What do you do faced with a runaway stampede of giddy Didier Drogba fans? You get out of the way.
I’d found a spot near the newly marked corridor where the Ivory Coast and Chelsea legend was to arrive at Montréal–Pierre Elliott Trudeau International Airport on Wednesday afternoon, all in the hopes that I’d get the first quotes from Drogba as a member of the Impact. I should have known better.
As the big striker sauntered down the stairs, hundreds of supporters rushed the safety barriers. Except they weren't barriers so much as nylon hurdles for onrushing fans to trample in their haste to catch a glipse of the man of the hour.
Needless to say, my tape is useless. The chants for Drogba were deafening, and I was easily dragged away from the action by the mad rush anyway, nearly tripping over a few large bags enveloped by the Impact's welcoming party. I assume I wasn't the only one fearing injury -- a twisted ankle, perhaps the same fate as those poor "barriers."
But it was a healthy, even blissful, fear.
By the time I got to the airport, roughly an hour before Drogba's scheduled landing – two hours before he actually showed up – a couple hundred fans were already gearing up for the reveal. Ivorians danced to the sound of drums. Longtime Impact fans and Chelsea and Marseille faithful watched on and waited.

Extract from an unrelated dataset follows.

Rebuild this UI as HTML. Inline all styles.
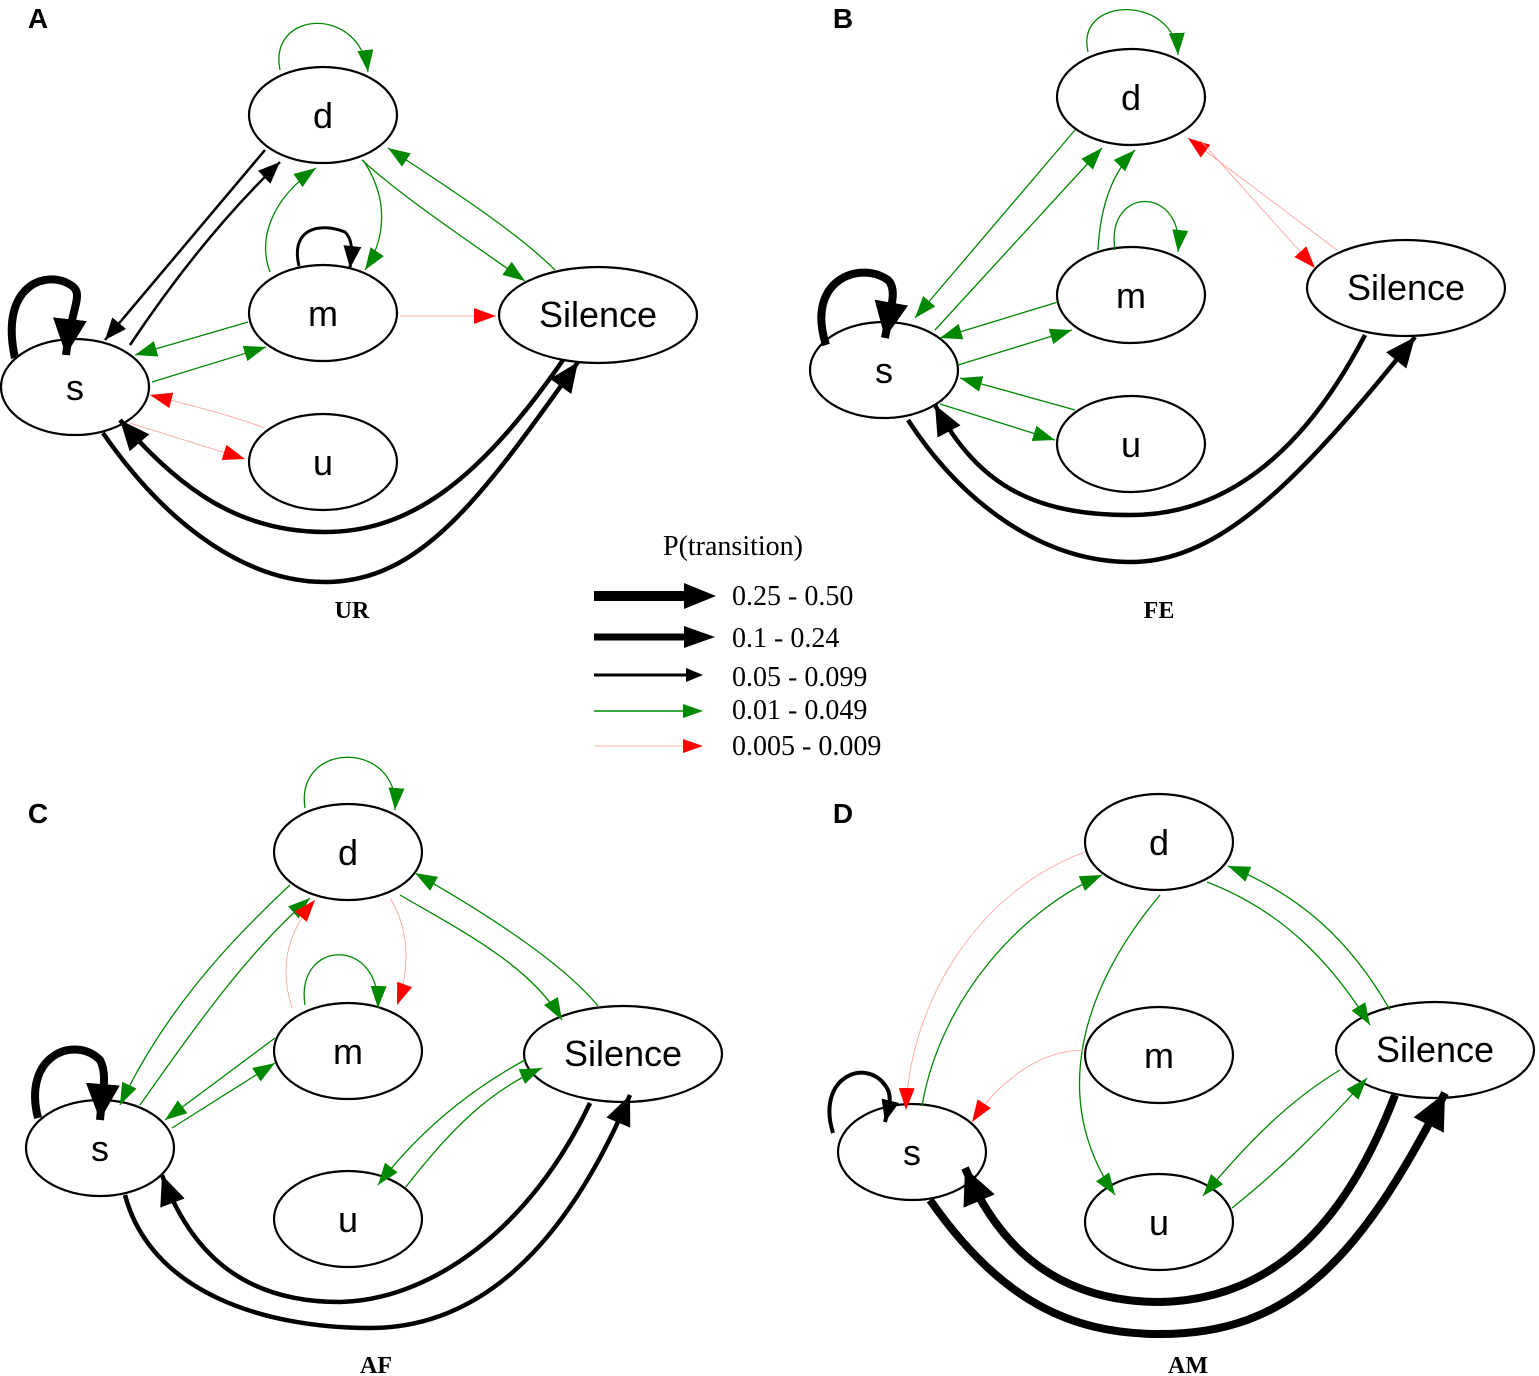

Attempts to post pictures or stream the event via Periscope failed as more and more people rushed to document their own experience. This was a multicultural microwave. Drogba managed to capture the scene on Instagram, uploading the scene from his perspective once security finally managed to clear a path to a waiting car.
After the mayhem died down and the starstruck masses began to regain composure, I made my escape, not three steps from where Drogba himself walked out the door.
There was no red carpet, but make no mistake, the King has arrived. And he may change soccer in Montreal.